When people talk about risk assessments, they usually jump straight to findings—vulnerabilities, exposure, misconfigurations. And sure, those things matter. But that’s not the part I keep coming back to.
What really sticks—the thing I’ve seen help teams the most—is actually clarity.
Not just about the tech. About the whole system.
How it’s built, where it’s fragile, and who needs to care.
Because risk isn’t just a security problem. It’s a communication problem. And a good assessment starts solving that.
Security, Engineering, Execs—Everyone Thinks in a Different Language
Security teams think in terms of threat vectors.
Engineers think in terms of architecture and delivery.
Execs are looking at business impact.
Compliance folks just want to know we’re covered.
The trouble is, most orgs treat those conversations like parallel threads—so the signal gets lost. Everyone’s solving a different version of the problem, and no one’s quite aligned.
A proper risk assessment can fix that. It creates a shared language. It surfaces the underlying assumptions. And it lets everyone reason about risk on the same map.
Risk Maps Are Like System Diagrams—for People
Think of it this way: your infrastructure has diagrams. Your product has a roadmap. But what about your risk?
If it’s not mapped somewhere that multiple teams can understand and act on, it becomes tribal knowledge.
And tribal knowledge doesn’t scale. It disappears when people leave.
When you build a risk map, you’re not just doing it for security. You’re building a memory system for the org—something new engineers can onboard into. Something execs can use to make tradeoffs. Something product can use to figure out how far they can push before they break something.
Better Decisions Come From Shared Context
Once you’ve got that shared understanding, something interesting happens.
- Engineers ask smarter questions about access control.
- Product leads start flagging risk tradeoffs earlier.

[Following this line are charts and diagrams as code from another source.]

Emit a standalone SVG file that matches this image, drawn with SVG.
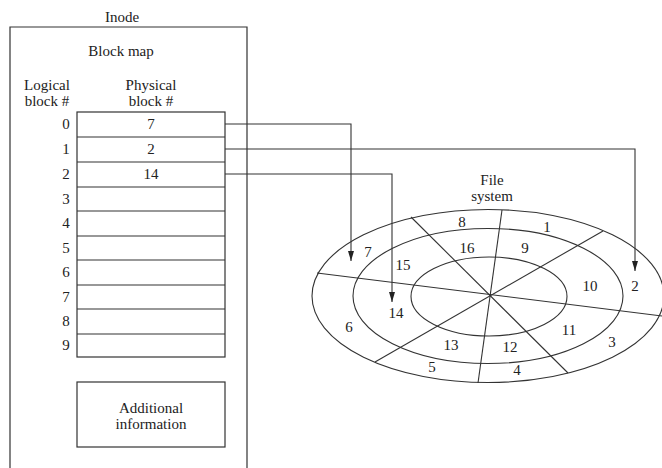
<svg xmlns="http://www.w3.org/2000/svg" width="662" height="468" viewBox="0 0 662 468">
  <style>
    text { font-family: "Liberation Serif", "DejaVu Serif", serif; font-size: 15px; fill: #222; text-anchor: middle; }
    .box { fill: none; stroke: #333; stroke-width: 1.2; }
    .ln { fill: none; stroke: #333; stroke-width: 1.1; }
    .wire { fill: none; stroke: #333; stroke-width: 1.1; marker-end: url(#arrow); }
  </style>
  <defs>
    <marker id="arrow" viewBox="0 0 10 6" refX="10" refY="3" markerWidth="10" markerHeight="6" markerUnits="userSpaceOnUse" orient="auto">
      <path d="M0,0 L10,3 L0,6 z" fill="#222"/>
    </marker>
  </defs>
  <rect width="662" height="468" fill="#fff"/>

  <!-- inode outline with titles -->
  <g id="inode">
    <text x="122" y="22">Inode</text>
    <path class="box" d="M10,470 V27 H247 V470"/>
    <text x="121" y="56">Block map</text>
    <text x="47" y="90">Logical</text>
    <text x="47" y="106">block #</text>
    <text x="151" y="90">Physical</text>
    <text x="151" y="106">block #</text>
  </g>

  <!-- block map table: logical index -> physical block -->
  <g id="block-map">
    <rect class="box" x="77" y="112" width="148" height="245"/>
    <path class="ln" d="M77,137 H225 M77,162 H225 M77,187 H225 M77,211 H225 M77,236 H225 M77,260 H225 M77,285 H225 M77,309 H225 M77,334 H225"/>
    <text x="66" y="129">0</text>
    <text x="66" y="154">1</text>
    <text x="66" y="179">2</text>
    <text x="66" y="204">3</text>
    <text x="66" y="228">4</text>
    <text x="66" y="253">5</text>
    <text x="66" y="277">6</text>
    <text x="66" y="302">7</text>
    <text x="66" y="326">8</text>
    <text x="66" y="350">9</text>
    <text x="151" y="129">7</text>
    <text x="151" y="154">2</text>
    <text x="151" y="179">14</text>
  </g>

  <!-- extra inode fields -->
  <g id="additional-info">
    <rect class="box" x="77" y="382" width="148" height="65"/>
    <text x="151" y="413">Additional</text>
    <text x="151" y="429">information</text>
  </g>

  <!-- disk: three tracks cut by four spokes -->
  <g id="file-system">
    <text x="492" y="185">File</text>
    <text x="492" y="201">system</text>
    <ellipse class="ln" cx="488" cy="296" rx="176" ry="86.5"/>
    <ellipse class="ln" cx="488" cy="296" rx="135" ry="67.5"/>
    <ellipse class="ln" cx="489" cy="296.5" rx="78" ry="39.5"/>
    <line class="ln" x1="317" y1="273" x2="662" y2="316"/>
    <line class="ln" x1="411" y1="217" x2="568" y2="373"/>
    <line class="ln" x1="502" y1="210" x2="478" y2="383"/>
    <line class="ln" x1="603" y1="231" x2="375" y2="362"/>
    <text x="462" y="227">8</text>
    <text x="547" y="232">1</text>
    <text x="467" y="253">16</text>
    <text x="525" y="253">9</text>
    <text x="368" y="257">7</text>
    <text x="403" y="270">15</text>
    <text x="590" y="291">10</text>
    <text x="635" y="291">2</text>
    <text x="396" y="318">14</text>
    <text x="349" y="332">6</text>
    <text x="569" y="335">11</text>
    <text x="612" y="347">3</text>
    <text x="451" y="350">13</text>
    <text x="510" y="352">12</text>
    <text x="432" y="372">5</text>
    <text x="517" y="375">4</text>
  </g>

  <!-- table entries pointing at disk blocks -->
  <g id="connectors">
    <path class="wire" d="M225,124 H351 V261"/>
    <path class="wire" d="M225,149 H635 V271"/>
    <path class="wire" d="M225,174 H392 V302"/>
  </g>
</svg>
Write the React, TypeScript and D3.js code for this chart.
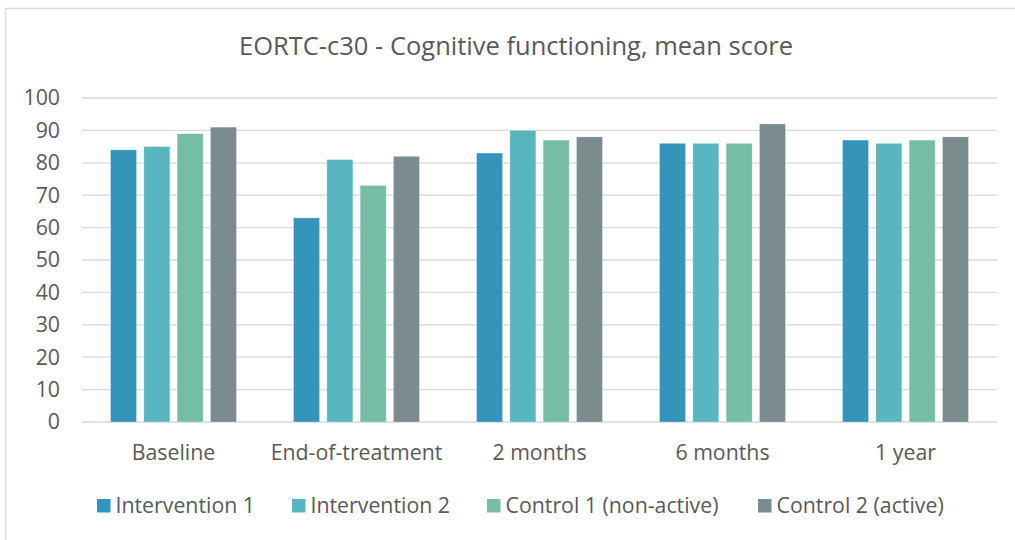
import React from "react";
import * as d3 from "d3";

const title = "EORTC-c30 - Cognitive functioning, mean score";
const categories = ["Baseline", "End-of-treatment", "2 months", "6 months", "1 year"];
const seriesNames = ["Intervention 1", "Intervention 2", "Control 1 (non-active)", "Control 2 (active)"];
const seriesColors = ["#3494BA", "#58B6C0", "#75BDA7", "#7A8C8E"];
const intervention1 = [84, 63, 83, 86, 87];
const intervention2 = [85, 81, 90, 86, 86];
const control1 = [89, 73, 87, 86, 87];
const control2 = [91, 82, 88, 92, 88];
const seriesValues = [intervention1, intervention2, control1, control2];
const yTicks = [0, 10, 20, 30, 40, 50, 60, 70, 80, 90, 100];
const legendX = [97, 292, 487, 758];

const W = 1015;
const H = 540;
const FONT = "'Open Sans', sans-serif";
const TXT = "#595959";
const FS = 21.3;

export default function App() {
  const plot = { left: 82, right: 997, top: 98, bottom: 422 };
  const y = d3.scaleLinear().domain([0, 100]).range([plot.bottom, plot.top]);
  const x0 = d3
    .scaleBand<string>()
    .domain(categories)
    .range([plot.left, plot.right])
    .paddingInner(0.312)
    .paddingOuter(0.156);
  const x1 = d3
    .scaleBand<number>()
    .domain(d3.range(seriesNames.length))
    .range([0, x0.bandwidth()])
    .paddingInner(0.22)
    .paddingOuter(0);

  return (
    <svg width={W} height={H} style={{ position: "absolute", left: 0, top: 0, display: "block" }}>
      <rect x={0} y={0} width={W} height={H} fill="#fff" />
      <rect x={5.5} y={8.5} width={W + 20} height={H + 20} fill="#fff" stroke="#D9D9D9" strokeWidth={1.5} />
      <text x={516} y={55} textAnchor="middle" fontFamily={FONT} fontSize={25.5} fill={TXT}>
        {title}
      </text>
      {yTicks.map((t) => (
        <g key={t}>
          <line x1={plot.left} x2={plot.right} y1={y(t)} y2={y(t)} stroke="#D9D9D9" strokeWidth={1.3} />
          <text
            x={60}
            y={y(t)}
            dy="0.35em"
            textAnchor="end"
            fontFamily={FONT}
            fontSize={FS}
            fill={TXT}
          >
            {t}
          </text>
        </g>
      ))}
      {categories.map((c, ci) => (
        <g key={c} transform={`translate(${x0(c)},0)`}>
          {seriesValues.map((vals, si) => (
            <rect
              key={si}
              x={x1(si)}
              y={y(vals[ci])}
              width={x1.bandwidth()}
              height={y(0) - y(vals[ci])}
              fill={seriesColors[si]}
              stroke="#ffffff"
              strokeOpacity={0.35}
              strokeWidth={0.75}
            />
          ))}
          <text
            x={x0.bandwidth() / 2}
            y={460}
            textAnchor="middle"
            fontFamily={FONT}
            fontSize={FS}
            fill={TXT}
          >
            {c}
          </text>
        </g>
      ))}
      {seriesNames.map((s, i) => (
        <g key={s} transform={`translate(${legendX[i]},0)`}>
          <rect x={0} y={499} width={13.5} height={13.5} fill={seriesColors[i]} />
          <text x={18.5} y={513} fontFamily={FONT} fontSize={FS} fill={TXT}>
            {s}
          </text>
        </g>
      ))}
    </svg>
  );
}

- Security isn’t fighting for attention—it’s part of the decision-making loop.
It’s not that the system suddenly becomes perfect. It’s that everyone’s finally operating from the same map. And that leads to better choices, faster.
You Don’t Need More Tools—You Need Clarity
A lot of teams try to solve this with more dashboards. But most of the time, you don’t need more metrics. You need shared understanding.
Clarity is what turns risk from a security issue into an org-wide capability.
It lets you make forward-looking decisions instead of reactive ones.
It gives you continuity across staff changes.
And it gives you the confidence to move fast—because you’re not guessing where the edges are.
One Worthwhile Question
Here’s something simple I like to ask teams:
“What’s one risk we all know exists, but haven’t really talked about across functions?”
It usually surfaces something useful.
Because more often than not, the blockers aren’t technical. They’re organizational. And once you have the language to talk about them, you can start solving them together.
That’s the part of a risk assessment that tends to get overlooked.
And it’s probably the most valuable thing it gives you.
Need help building that kind of clarity into your risk model? That’s what we help with at RemoteMore. But whether you do it with us or not, the important part is this:
Make your risk model something people can use to think better—not just another artifact to file away.
That’s when security starts becoming a force multiplier—not a cost center.